--- Written request ---
Write the lines out again, from the top of the material to the line containing "Chart.register(...registerables);", pictures excluded.

--- Information supplied ---
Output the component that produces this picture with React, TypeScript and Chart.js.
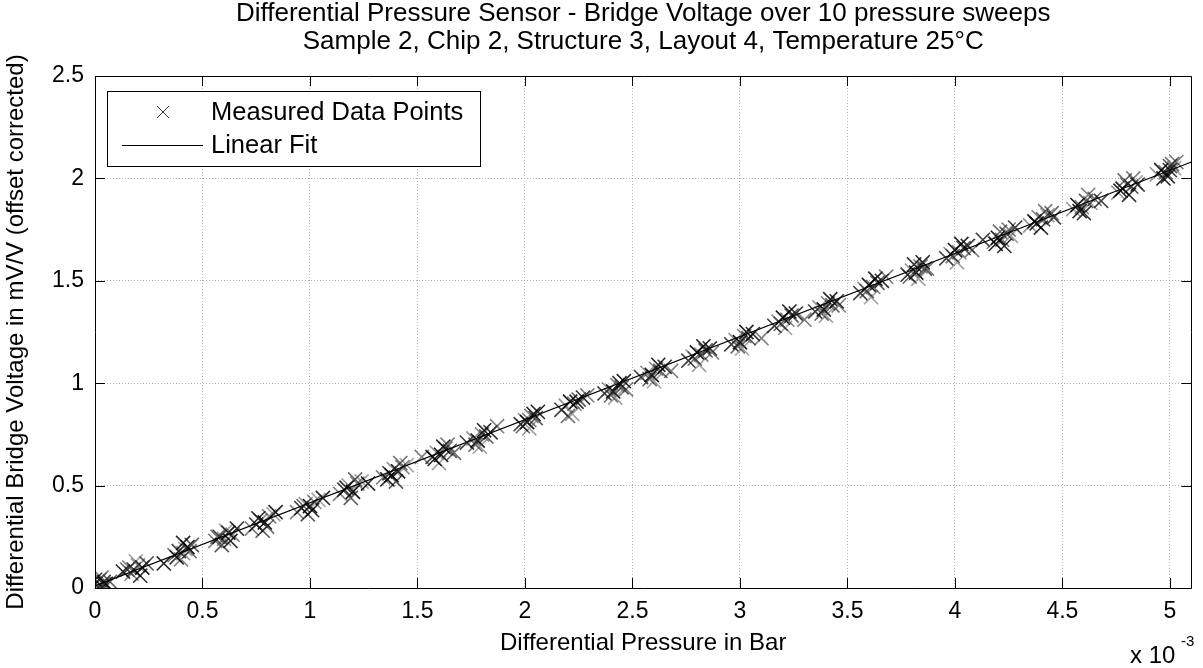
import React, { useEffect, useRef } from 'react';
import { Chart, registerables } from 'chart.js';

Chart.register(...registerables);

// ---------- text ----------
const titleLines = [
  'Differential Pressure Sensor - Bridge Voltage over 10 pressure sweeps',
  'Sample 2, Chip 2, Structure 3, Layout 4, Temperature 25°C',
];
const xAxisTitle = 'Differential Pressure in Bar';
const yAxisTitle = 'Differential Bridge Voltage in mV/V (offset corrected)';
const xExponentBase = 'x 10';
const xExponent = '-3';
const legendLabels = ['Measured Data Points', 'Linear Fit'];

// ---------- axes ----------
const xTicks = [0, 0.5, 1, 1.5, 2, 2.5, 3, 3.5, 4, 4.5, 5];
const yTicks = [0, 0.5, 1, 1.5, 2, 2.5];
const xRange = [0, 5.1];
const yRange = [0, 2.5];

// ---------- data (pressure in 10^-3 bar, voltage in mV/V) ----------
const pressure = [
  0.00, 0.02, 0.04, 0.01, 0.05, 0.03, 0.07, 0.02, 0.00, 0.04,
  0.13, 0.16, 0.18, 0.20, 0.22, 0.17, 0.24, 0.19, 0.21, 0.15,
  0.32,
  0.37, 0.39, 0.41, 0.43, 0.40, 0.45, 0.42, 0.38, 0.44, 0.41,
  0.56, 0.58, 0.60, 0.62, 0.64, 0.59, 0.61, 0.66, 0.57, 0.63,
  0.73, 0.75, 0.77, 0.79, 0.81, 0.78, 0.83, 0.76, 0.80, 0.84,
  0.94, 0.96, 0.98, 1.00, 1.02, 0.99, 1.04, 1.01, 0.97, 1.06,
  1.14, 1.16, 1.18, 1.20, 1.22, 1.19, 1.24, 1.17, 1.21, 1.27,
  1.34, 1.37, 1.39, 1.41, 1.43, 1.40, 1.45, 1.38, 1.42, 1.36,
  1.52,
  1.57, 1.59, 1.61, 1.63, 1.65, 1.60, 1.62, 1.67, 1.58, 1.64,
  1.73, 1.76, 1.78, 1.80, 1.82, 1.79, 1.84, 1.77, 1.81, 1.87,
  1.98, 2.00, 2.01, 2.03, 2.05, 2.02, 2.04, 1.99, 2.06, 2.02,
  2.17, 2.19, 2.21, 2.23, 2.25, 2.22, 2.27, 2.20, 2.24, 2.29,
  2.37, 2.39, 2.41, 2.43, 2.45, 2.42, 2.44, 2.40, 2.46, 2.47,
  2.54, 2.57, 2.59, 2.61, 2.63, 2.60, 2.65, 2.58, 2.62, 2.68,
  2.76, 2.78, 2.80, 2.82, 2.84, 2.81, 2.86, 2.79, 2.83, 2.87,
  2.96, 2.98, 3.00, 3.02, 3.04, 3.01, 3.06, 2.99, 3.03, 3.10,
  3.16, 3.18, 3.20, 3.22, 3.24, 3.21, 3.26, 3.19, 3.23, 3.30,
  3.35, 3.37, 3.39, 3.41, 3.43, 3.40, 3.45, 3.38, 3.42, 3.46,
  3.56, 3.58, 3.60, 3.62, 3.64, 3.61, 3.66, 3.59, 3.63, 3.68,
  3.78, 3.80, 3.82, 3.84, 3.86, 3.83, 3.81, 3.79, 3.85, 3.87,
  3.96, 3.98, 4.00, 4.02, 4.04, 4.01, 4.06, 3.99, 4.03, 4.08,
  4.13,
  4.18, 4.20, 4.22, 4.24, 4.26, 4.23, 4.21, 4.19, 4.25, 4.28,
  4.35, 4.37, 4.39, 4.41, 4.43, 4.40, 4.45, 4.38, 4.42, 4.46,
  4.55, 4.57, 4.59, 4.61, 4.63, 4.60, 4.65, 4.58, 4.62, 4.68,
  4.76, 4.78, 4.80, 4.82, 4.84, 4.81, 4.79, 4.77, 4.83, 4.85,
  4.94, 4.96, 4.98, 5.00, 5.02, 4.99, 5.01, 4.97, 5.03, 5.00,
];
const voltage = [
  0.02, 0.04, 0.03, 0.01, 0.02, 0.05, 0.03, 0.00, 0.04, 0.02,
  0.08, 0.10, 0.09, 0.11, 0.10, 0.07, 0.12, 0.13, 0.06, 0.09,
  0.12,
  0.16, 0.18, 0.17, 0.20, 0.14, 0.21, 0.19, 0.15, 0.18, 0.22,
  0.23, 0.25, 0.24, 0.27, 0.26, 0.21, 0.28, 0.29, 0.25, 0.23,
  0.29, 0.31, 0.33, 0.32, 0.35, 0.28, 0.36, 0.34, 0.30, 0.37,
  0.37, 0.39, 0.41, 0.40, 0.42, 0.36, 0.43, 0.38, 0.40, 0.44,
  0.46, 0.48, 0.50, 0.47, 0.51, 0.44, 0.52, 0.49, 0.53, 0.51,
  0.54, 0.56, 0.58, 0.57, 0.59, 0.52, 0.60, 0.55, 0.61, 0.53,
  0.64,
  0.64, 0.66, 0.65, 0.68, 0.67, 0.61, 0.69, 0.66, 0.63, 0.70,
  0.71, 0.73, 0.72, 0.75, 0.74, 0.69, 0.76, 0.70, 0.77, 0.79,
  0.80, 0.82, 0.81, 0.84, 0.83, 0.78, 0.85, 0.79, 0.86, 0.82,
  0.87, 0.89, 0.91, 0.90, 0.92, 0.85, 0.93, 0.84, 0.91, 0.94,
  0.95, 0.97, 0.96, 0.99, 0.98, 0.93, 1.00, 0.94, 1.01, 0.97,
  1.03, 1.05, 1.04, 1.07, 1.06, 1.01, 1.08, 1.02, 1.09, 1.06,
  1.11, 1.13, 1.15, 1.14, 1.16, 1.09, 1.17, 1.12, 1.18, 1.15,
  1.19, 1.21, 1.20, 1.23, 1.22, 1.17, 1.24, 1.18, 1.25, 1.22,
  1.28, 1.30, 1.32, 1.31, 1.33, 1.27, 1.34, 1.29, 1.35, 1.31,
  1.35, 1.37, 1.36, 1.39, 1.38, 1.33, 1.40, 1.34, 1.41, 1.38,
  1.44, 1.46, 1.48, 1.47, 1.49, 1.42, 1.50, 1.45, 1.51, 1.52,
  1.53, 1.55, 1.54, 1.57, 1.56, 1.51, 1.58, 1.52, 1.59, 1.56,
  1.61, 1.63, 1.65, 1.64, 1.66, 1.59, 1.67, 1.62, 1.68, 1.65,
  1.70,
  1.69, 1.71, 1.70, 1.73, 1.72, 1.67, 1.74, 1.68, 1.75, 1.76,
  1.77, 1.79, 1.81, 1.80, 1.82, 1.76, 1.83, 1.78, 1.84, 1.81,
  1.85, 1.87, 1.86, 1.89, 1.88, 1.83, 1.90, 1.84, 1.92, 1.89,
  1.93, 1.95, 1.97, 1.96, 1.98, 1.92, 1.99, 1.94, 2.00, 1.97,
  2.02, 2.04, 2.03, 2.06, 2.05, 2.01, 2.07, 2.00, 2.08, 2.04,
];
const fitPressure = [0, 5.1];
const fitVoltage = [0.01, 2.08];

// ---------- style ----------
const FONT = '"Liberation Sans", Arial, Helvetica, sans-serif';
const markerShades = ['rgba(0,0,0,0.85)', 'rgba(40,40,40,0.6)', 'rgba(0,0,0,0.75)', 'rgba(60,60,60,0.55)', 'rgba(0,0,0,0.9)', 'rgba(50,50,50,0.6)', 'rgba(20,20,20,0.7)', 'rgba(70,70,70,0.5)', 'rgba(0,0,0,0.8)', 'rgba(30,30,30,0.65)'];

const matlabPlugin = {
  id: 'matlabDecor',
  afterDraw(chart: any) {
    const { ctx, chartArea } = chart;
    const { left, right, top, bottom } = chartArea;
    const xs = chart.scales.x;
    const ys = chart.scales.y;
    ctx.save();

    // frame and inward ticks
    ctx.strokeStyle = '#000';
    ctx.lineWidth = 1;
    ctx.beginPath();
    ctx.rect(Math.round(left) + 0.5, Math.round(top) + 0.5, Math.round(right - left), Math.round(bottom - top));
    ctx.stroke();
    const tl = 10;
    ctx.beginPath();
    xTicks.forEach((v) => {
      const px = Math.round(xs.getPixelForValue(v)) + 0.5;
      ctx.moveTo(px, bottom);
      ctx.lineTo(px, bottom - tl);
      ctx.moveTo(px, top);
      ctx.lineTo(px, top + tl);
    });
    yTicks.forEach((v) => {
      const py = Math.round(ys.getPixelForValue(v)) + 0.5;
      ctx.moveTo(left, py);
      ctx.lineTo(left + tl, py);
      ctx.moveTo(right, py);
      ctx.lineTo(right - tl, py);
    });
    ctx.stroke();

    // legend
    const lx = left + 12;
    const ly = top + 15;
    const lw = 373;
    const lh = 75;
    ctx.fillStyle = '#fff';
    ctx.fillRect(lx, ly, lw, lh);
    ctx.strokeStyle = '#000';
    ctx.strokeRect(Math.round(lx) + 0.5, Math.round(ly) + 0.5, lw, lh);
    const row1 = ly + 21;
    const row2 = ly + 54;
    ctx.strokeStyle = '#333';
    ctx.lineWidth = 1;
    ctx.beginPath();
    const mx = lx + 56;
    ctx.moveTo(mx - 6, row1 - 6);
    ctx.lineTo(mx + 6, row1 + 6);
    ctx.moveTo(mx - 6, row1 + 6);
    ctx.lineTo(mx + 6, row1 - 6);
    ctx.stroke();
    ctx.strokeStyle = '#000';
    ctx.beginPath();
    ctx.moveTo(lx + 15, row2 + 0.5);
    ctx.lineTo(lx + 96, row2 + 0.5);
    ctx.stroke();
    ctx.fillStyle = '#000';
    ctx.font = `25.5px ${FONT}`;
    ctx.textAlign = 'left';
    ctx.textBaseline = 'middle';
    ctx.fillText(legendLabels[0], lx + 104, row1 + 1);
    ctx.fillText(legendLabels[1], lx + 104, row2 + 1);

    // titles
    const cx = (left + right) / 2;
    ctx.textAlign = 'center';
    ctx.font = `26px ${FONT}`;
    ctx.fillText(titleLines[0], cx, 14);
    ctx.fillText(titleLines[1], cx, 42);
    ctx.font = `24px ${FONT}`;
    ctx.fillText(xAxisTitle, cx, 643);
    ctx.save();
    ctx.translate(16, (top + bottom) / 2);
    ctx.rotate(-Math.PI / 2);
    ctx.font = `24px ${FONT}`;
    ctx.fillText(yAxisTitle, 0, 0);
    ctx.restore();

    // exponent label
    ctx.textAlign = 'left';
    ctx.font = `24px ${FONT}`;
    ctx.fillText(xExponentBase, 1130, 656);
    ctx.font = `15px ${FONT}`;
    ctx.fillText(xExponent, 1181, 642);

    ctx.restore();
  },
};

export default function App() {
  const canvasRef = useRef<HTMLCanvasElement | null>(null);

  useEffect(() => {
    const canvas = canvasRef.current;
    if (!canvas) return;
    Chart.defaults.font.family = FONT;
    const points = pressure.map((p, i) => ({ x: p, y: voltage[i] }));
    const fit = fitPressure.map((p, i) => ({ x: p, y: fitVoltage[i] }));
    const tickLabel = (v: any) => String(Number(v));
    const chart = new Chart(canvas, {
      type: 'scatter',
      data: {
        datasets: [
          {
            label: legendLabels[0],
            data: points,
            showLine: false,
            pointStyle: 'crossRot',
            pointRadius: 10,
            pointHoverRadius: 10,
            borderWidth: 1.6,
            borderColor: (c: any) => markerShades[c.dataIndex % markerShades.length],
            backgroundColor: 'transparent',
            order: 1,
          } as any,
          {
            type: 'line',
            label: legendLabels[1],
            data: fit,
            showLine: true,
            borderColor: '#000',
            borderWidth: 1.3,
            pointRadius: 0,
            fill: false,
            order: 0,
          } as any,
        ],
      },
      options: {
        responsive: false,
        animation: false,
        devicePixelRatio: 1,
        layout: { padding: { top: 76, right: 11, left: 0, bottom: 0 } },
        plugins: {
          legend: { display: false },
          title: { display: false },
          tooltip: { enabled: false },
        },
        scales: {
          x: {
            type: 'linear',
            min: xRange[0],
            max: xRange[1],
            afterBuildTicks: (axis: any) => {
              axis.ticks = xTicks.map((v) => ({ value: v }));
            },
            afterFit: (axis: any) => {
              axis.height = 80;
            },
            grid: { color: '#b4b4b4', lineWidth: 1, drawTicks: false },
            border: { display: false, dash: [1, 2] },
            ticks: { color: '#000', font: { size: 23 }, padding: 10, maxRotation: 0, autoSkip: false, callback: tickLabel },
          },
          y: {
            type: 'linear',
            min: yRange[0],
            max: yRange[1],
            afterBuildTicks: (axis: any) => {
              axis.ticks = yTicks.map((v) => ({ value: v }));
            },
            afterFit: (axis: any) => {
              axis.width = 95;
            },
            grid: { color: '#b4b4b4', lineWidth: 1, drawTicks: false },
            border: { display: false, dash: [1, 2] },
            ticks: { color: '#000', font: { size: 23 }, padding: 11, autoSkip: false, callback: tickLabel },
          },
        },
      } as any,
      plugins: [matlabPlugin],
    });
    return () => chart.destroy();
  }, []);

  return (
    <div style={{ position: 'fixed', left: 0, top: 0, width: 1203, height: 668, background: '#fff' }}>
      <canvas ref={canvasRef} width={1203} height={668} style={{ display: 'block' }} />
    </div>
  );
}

--- Result ---
Output the component that produces this picture with React, TypeScript and Chart.js.
import React, { useEffect, useRef } from 'react';
import { Chart, registerables } from 'chart.js';

Chart.register(...registerables);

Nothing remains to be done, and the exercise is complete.